第3回 高橋源一郎の小説指南「小説でもどうぞ」 選外佳作

リコ以外ぜんぶ
砂猫

 リコは家が大嫌いだった。狭いアパートで部屋が二つしかなかった。ご飯を食べる部屋で両親が寝て、狭い方の部屋でリコと姉が寝た。リコの姉は、成長するにつれて、リコに対する態度が邪険になり、中学にあがって彼氏ができてからは、露骨にリコを邪魔者扱いするようになった。本を読むのが好きなリコは、学校から帰るとずっと家で本を読んでいるので、彼氏を呼びにくいからだ。リコはリコで姉が邪魔だった。口うるさいママがパートに出かけている午後五時までの間、ゆっくり本が読めるはずなのに、リコの少し後に帰ってくる姉は、大きな音で音楽をかけたりテレビを見たりするので、うるさくてたまらないのだ。

「本が読めないから、少し音を下げて」

 リコが頼んでも、姉は一蹴した。

「うるさいならどっか外で読めばいいじゃん」

 リコは家もいやだが、外も怖かった。家よりは静かだろと、公園で本を読んでいた時、野球のボールが飛んできて顔に当たったことがあるのだ。
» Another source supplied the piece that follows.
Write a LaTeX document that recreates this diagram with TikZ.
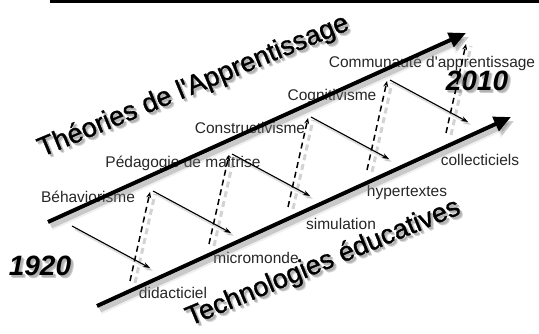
\documentclass[tikz,border=0pt]{standalone}
\usepackage{fontspec}
\setmainfont{Liberation Sans}
\newfontfamily\arialx{Liberation Sans}
\newfontfamily\arialfb{Liberation Sans}[FakeBold=1.3]
\usetikzlibrary{arrows.meta,calc}
\begin{document}
\begin{tikzpicture}[x=1pt,y=-1pt,
  lbl/.style={font=\arialx\fontsize{15.5}{18}\selectfont, text=black!85, inner sep=0pt},
  bigtxt/.style={font=\arialfb\fontsize{27}{30}\selectfont, inner sep=0pt, anchor=base west, rotate=22.5},
  yeartxt/.style={font=\arialx\fontsize{28}{32}\selectfont\bfseries\itshape, inner sep=0pt},
  bigarrow/.style={line width=4pt, -{Triangle[length=17pt,width=15pt]}},
  bigshadowA/.style={line width=9pt, draw=gray, opacity=0.12, -{Triangle[length=19pt,width=19pt]}},
  bigshadowB/.style={line width=5pt, draw=gray, opacity=0.35, -{Triangle[length=17pt,width=15pt]}},
  thinarrow/.style={line width=1.1pt, -{Stealth[length=7pt,width=5pt]}},
  thinshadow/.style={line width=2.5pt, draw=gray, opacity=0.25, -{Stealth[length=8pt,width=6pt]}},
  dasharrow/.style={line width=1.5pt, dash pattern=on 6pt off 4pt, -{Stealth[length=6pt,width=5pt]}},
  dashshadow/.style={line width=3pt, draw=gray, opacity=0.35, dash pattern=on 6pt off 4pt},
]
\path[use as bounding box] (0,0) rectangle (539,334);

% top bar
\coordinate (barL) at (50,1.5);
\coordinate (barR) at (539,1.5);
\draw[line width=3pt] (barL) -- (barR);

% labels
\node[lbl] (beh) at (88,197) {Béhaviorisme};
\node[lbl] (ped) at (183,163) {Pédagogie de maîtrise};
\node[lbl] (con) at (250,128) {Constructivisme};
\node[lbl] (cog) at (332,96) {Cognitivisme};
\node[lbl] (com) at (432,63) {Communauté d'apprentissage};
\node[lbl] (col) at (480,160) {collecticiels};
\node[lbl] (hyp) at (407,192) {hypertextes};
\node[lbl] (sim) at (341,224) {simulation};
\node[lbl] (mic) at (256,258) {micromonde};
\node[lbl] (did) at (173,293) {didacticiel};

% big rotated titles with shadow
\node[bigtxt, text=gray!35] (thS2) at (45,160) {Théories de l'Apprentissage};
\node[bigtxt, text=gray!60] (thS) at (44,159) {Théories de l'Apprentissage};
\node[bigtxt] (th) at (42,157) {Théories de l'Apprentissage};
\node[bigtxt, text=gray!35] (teS2) at (193,329) {Technologies éducatives};
\node[bigtxt, text=gray!60] (teS) at (192,328) {Technologies éducatives};
\node[bigtxt] (te) at (190,326) {Technologies éducatives};

% years
\node[yeartxt, text=gray!40] (y1S2) at (43,269) {1920};
\node[yeartxt, text=gray!60] (y1S) at (42,268) {1920};
\node[yeartxt] (y1) at (40,266) {1920};
\node[yeartxt, text=gray!40] (y2S2) at (480,84) {2010};
\node[yeartxt, text=gray!60] (y2S) at (479,83) {2010};
\node[yeartxt] (y2) at (477,81) {2010};

% main arrows
\coordinate (uA) at (48,222);  \coordinate (uB) at (466,33);
\coordinate (lA) at (97,306);  \coordinate (lB) at (511,117);

% thin arrows: starts and ends
\coordinate (s1a) at (72,226);  \coordinate (s1b) at (150,268);
\coordinate (s2a) at (153,191); \coordinate (s2b) at (231,233);
\coordinate (s3a) at (232,154); \coordinate (s3b) at (310,196);
\coordinate (s4a) at (311,117); \coordinate (s4b) at (389,159);
\coordinate (s5a) at (390,80);  \coordinate (s5b) at (468,122);

% dashed verticals: bottom and top
\coordinate (d1a) at (130,281); \coordinate (d1b) at (150,192);
\coordinate (d2a) at (209,244); \coordinate (d2b) at (229,155);
\coordinate (d3a) at (288,207); \coordinate (d3b) at (308,118);
\coordinate (d4a) at (367,170); \coordinate (d4b) at (387,81);
\coordinate (d5a) at (446,133); \coordinate (d5b) at (466,44);

% shadows
\foreach \p/\q in {uA/uB,lA/lB}{
  \draw[bigshadowA] ($(\p)+(3,4)$) -- ($(\q)+(3,4)$);
  \draw[bigshadowB] ($(\p)+(3,4)$) -- ($(\q)+(3,4)$);
}
\foreach \i in {1,...,5}{
  \draw[dashshadow] ($(d\i a)+(5,2)$) -- ($(d\i b)+(5,2)$);
  \draw[thinshadow] ($(s\i a)+(3,3)$) -- ($(s\i b)+(3,3)$);
}

% lines
\draw[bigarrow] (uA) -- (uB);
\draw[bigarrow] (lA) -- (lB);
\foreach \i in {1,...,5}{
  \draw[thinarrow] (s\i a) -- (s\i b);
  \draw[dasharrow] (d\i a) -- (d\i b);
}
\end{tikzpicture}
\end{document}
 姉だけではなかった。リコ以外の家族はみんな常にうるさかった。大声でつまらない話しをしているか、常につきっぱなしのテレビからはきまって騒々しい番組ばかり流れていた。

 リコはよく同じ夢を見た。何もない真っ白の中に横たわっている夢だった。上を見てもどこを見てもただただ白しかなく、ふわふわして気持ちよく、静かだった。目覚めたとき、いつもの狭い部屋にいることに気づいてがっかりした。リコ以外ぜんぶ消えてなくなればいいのに。ため息をつきながらそんなことを考えた。

 ある日、姉と大げんかした。彼氏が来るから外に遊びに行けと言われたのだ。すごく寒い日だったので、リコが断ったら、姉は、急に怒りだしてリコが読んでいる本をひったくってリコに向かって投げつけて叫んだ。

「あんたなんか、消えてしまえばいいんだ!」

 口の悪い姉に常日頃から好き放題言われて慣れていたのだが、これはさすがにこたえた。リコは無我夢中で外に飛び出した。寒さも感じないほど気持ちが高ぶっていた。泣きながらあてもなく歩き回っているうちに、ふっと、火がともるようにある考えが湧き起こった。お姉ちゃんは、あたしが消えてしまえばいいと言った。あたしが消えるということは、あたしだけがあたし以外とは別の、空間というか、次元?に移行するということ、つまり、あたし以外のぜんぶが消えてしまうのと同じことになる。いつも空想している状況が現実になるのだ。

 さっそくリコは実行することにした。とりあえず、駅に行って、列車に乗った。どこか遠くの知らない場所に行けば、知っている人は誰もいないしまったく見たことがない景色が広がっているはずだ。そうすれば、お姉ちゃんをはじめとする家族が含まれた世界から、あたしが消えたことになるのではないだろうか。

 暖房がきいた車内で、リコはいつしか眠り込んでしまった。また例の白い夢を見た。

 目が覚めて、リコは愕然とした。窓の向こうに、すべてが真っ白の、夢で見たそのままの景色が広がっていたのだ。次にとまった駅でリコは列車を降り、誰もいない改札を出た。白いものは降り積もった雪で刺すように空気が冷たかったがリコの心は浮き立っていた。人の気配すらなく建物も何も見えず、遠くの方が灰色の空を背景にこんもりと盛り上がっているのは山だろう。家から相当離れた場所のようだ。いくら歩いても白以外なかった。リコは白い中にごろりと横たわった。冷たいはずの雪が全身をあたたかくやわらかく包みこんだ。リコ以外ぜんぶ消えてしまった世界でこの上ない幸福感に包まれながら、リコの意識は次第に遠のいていった。

 次に目覚めたとき、リコはベッドに横たわっていた。起き上がろうとしたが、体が動かない。かろうじて動く首だけを回して点滴のチューブが目に入る。どうやら病院らしい。姉と寝ている家の部屋よりも狭い部屋だった。遠くからかすかに聞こえる人の声がどんどん大きくなってきて、まさかと思うとドアが開き、のしかかるように目前に現れたのは姉の顔だった。パパ、ママ、リコが目を覚ましたよ。両親の顔がまたにゅっと現れた。もう大丈夫だよ。怖かっただろう。昨日はひどいこと、言って、ごめんね。姉はなぜか泣いている。息がかかるほど近くにある三人の顔から逃げるように壁を見るリコの瞳から涙があふれた。だいじょうぶ?。どこか痛いの。怖かったんだね。リコが泣いているのは痛いからでも、怖いからでもなく、消えたと思ったリコ以外のぜんぶがよみがえったことが悲しいだけなのに、パパもママも姉も、そんなこと、思いもよらない。